Determined to get access to the candidates, I worked some of my contacts to get into the Republican and Democratic forums and debates. With persistence, I got into the “spin rooms” and jumped in there with my camera and microphone, competing with the “big boys” for sound bites. I asked each of the candidates to speak directly to young people about why it was important for them to register and vote. I edited together the footage from my interviews with both candidates and college students, and created a short documentary called “Virgin Voting.” That was my way of motivating young voters – even though at 15, I still couldn’t vote!

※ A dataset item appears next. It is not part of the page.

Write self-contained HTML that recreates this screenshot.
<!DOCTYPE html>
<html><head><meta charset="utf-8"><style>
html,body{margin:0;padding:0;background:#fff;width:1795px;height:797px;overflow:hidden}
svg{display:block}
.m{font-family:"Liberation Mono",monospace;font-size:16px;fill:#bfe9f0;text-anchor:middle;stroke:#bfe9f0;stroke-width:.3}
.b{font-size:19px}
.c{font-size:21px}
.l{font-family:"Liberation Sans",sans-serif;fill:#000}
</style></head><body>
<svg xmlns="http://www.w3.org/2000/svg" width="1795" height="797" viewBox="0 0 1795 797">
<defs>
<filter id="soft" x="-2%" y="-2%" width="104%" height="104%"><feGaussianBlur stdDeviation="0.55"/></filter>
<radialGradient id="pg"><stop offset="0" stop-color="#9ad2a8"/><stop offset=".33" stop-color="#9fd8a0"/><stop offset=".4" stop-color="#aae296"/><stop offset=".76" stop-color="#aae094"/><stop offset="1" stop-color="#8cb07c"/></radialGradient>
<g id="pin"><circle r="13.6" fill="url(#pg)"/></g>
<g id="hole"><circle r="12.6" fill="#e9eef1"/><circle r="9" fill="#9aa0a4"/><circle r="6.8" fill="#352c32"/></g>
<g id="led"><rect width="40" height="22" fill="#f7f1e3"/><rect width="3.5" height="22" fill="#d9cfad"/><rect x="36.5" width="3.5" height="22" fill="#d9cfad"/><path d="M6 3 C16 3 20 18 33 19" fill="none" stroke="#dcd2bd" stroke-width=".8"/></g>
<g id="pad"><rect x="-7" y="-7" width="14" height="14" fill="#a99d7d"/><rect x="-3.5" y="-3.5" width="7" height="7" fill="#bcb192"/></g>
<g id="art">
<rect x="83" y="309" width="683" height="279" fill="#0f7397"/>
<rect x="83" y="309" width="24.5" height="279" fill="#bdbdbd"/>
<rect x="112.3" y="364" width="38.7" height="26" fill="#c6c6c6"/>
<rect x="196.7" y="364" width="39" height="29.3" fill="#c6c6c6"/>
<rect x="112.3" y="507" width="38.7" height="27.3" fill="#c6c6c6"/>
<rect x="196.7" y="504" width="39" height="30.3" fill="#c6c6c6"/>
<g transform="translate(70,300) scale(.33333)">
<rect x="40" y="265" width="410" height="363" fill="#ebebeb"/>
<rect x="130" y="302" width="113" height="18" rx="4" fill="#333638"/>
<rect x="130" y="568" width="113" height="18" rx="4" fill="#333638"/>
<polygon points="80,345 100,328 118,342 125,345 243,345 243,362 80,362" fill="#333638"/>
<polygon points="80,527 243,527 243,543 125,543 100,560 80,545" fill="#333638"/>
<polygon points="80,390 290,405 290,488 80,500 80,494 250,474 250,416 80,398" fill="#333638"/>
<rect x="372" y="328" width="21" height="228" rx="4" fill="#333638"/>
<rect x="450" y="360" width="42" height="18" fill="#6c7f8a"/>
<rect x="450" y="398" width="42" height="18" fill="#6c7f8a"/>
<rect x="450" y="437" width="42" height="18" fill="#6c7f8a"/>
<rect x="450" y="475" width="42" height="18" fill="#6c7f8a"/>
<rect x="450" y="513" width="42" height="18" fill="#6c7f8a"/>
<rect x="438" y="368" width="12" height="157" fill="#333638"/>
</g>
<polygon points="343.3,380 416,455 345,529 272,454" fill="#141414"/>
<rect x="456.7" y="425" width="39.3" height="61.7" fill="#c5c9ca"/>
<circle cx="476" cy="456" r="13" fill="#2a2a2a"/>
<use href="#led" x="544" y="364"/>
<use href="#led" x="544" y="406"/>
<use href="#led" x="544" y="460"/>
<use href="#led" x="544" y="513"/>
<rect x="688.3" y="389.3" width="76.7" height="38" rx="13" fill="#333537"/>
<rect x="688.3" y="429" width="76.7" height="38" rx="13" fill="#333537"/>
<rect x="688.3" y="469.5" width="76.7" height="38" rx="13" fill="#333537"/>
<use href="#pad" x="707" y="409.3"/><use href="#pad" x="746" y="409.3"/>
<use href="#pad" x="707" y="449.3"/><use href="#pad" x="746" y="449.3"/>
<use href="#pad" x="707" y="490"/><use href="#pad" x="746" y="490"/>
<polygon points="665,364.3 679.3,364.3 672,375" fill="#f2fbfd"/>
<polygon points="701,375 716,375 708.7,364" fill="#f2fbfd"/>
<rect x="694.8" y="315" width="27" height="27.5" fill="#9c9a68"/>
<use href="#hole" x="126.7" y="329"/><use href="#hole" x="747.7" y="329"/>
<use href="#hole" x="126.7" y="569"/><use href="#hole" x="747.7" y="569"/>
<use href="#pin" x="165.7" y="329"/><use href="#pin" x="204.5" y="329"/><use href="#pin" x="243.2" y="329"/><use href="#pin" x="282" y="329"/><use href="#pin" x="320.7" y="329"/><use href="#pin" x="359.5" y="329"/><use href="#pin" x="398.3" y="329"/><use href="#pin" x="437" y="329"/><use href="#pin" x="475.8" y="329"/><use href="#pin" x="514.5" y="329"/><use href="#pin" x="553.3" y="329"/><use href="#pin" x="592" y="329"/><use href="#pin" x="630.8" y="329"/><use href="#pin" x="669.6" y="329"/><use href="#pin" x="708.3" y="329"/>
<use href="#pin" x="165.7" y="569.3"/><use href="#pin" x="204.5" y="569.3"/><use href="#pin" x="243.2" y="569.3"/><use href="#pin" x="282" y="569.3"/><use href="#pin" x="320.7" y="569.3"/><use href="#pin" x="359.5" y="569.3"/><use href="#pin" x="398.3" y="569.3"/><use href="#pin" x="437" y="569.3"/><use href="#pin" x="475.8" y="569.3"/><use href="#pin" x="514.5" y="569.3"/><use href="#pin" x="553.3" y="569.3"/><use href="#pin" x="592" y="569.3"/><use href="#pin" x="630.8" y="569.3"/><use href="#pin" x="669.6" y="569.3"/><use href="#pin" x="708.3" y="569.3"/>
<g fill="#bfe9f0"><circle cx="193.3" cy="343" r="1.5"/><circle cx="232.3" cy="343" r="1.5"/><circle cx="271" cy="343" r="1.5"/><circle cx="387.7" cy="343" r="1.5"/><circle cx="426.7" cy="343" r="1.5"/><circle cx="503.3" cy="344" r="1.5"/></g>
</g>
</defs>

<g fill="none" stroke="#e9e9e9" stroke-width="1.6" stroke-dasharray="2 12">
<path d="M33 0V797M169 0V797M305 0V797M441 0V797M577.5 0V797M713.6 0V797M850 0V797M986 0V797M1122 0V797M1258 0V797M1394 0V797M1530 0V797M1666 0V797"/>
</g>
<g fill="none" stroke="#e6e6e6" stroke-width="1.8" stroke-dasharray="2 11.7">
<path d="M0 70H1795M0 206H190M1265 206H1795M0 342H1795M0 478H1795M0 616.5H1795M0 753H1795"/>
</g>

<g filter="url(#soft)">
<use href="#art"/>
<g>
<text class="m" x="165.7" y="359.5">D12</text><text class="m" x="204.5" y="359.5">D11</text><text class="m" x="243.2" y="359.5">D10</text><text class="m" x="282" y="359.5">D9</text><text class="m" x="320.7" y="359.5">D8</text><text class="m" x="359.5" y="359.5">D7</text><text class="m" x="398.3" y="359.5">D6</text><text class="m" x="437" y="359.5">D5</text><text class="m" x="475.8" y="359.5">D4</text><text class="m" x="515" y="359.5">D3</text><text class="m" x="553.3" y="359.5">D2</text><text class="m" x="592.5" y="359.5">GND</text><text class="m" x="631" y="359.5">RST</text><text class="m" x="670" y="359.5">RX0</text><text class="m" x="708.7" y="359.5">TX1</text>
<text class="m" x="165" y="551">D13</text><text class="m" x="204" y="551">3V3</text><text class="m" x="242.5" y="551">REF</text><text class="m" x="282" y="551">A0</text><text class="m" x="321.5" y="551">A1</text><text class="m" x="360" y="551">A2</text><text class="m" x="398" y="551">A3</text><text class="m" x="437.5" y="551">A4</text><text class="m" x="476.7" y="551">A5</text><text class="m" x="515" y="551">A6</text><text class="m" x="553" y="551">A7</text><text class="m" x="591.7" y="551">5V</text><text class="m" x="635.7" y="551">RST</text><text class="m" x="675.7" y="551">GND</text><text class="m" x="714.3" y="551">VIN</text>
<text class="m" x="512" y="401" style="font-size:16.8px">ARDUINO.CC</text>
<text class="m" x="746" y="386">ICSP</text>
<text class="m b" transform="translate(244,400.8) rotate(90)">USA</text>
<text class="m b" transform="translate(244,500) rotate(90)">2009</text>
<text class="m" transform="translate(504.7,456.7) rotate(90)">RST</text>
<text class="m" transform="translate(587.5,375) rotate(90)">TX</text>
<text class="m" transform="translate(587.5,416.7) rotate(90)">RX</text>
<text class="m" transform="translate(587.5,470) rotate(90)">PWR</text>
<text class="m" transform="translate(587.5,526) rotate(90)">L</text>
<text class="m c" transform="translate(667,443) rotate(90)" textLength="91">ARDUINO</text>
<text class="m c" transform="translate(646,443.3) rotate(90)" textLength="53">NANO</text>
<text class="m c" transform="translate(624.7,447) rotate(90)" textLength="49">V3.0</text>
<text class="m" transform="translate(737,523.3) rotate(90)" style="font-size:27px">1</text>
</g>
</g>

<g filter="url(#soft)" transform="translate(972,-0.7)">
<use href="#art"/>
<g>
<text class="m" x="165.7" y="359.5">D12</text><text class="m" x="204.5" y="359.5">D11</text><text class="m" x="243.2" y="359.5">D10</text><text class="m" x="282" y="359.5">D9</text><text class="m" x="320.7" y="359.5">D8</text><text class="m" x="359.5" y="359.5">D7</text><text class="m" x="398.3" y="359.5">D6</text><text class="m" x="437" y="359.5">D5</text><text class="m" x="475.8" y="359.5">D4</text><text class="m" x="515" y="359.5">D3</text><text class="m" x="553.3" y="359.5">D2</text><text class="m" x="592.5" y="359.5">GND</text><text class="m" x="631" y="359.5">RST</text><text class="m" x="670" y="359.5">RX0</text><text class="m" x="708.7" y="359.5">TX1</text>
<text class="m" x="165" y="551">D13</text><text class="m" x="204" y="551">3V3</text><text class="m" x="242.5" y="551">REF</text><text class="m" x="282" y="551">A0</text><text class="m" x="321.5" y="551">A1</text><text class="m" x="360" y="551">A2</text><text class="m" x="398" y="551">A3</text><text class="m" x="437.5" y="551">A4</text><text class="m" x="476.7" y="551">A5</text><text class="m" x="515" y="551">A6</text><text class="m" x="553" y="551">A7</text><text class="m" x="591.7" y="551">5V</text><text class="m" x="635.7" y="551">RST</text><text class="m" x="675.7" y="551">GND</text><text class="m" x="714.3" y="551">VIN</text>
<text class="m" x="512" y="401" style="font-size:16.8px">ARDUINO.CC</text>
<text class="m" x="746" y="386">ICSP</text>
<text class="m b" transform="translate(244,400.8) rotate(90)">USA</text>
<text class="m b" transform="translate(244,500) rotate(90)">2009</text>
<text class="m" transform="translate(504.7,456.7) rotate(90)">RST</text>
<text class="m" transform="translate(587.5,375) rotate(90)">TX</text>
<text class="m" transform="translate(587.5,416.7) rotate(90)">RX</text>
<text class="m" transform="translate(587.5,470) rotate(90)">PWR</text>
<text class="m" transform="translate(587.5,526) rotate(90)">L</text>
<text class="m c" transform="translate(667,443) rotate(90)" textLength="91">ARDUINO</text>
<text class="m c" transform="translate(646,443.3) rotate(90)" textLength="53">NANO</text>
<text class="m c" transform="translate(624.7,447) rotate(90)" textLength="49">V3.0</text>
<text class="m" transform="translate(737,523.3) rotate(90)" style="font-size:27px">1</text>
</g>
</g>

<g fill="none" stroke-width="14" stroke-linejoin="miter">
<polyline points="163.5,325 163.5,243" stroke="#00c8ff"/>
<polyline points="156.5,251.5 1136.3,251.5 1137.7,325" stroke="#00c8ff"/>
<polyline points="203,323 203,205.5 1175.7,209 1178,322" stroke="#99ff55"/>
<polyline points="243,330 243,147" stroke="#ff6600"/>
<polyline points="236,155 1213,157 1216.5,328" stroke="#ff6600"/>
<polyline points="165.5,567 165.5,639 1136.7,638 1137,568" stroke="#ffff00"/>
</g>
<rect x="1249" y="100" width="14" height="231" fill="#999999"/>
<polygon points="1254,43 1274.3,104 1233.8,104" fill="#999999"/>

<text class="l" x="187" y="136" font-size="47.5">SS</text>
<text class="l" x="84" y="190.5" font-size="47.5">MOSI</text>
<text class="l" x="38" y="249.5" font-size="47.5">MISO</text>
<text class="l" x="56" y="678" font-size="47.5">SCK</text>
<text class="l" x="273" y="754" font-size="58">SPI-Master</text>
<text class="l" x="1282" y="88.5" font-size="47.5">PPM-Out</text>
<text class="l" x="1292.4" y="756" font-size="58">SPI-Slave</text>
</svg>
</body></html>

“Virgin Voting” generated a lot of attention and publicity. I donated DVDs of the film to high schools from Miami to Hawaii, and built a website called Virgin Voting. I made T-shirts that said “Never Forget Your First Time,” and created a “Doin’ It For the Very First Time” YouTube video contest. Late in 2008, when I went to New York to cover the last presidential debate between Barack Obama and John McCain, CNN asked me to report on young people’s reactions to the debate. After that appearance, CNN asked me to be their “special youth political correspondent.” I produced a dozen news packages for CNN as well as appearing live on air commenting on the issues young people care about.
Since then, I have served as an activist for people with intellectual disabilities by producing events and PSAs for Special Olympics. I have also produced events and PSAs examining the crisis in funding for public education and our first amendment right to protest.
I continue to report on CNN about issues and subjects that are relevant to young people, including the launch of the iPhone 4. I even shared my experience voting for the first time on CNN in a video I made from my freshman dorm room at American University in Washington DC.
As I continue my studies at American University, I am expanding my Virgin Voting Project for the 2012 elections. I am excited to have a “front row seat” to government and be a leader in youth involvement in politics in Washington. I look forward to reporting on issues that are important to young people, encouraging more of them to get involved, and motivating them to vote.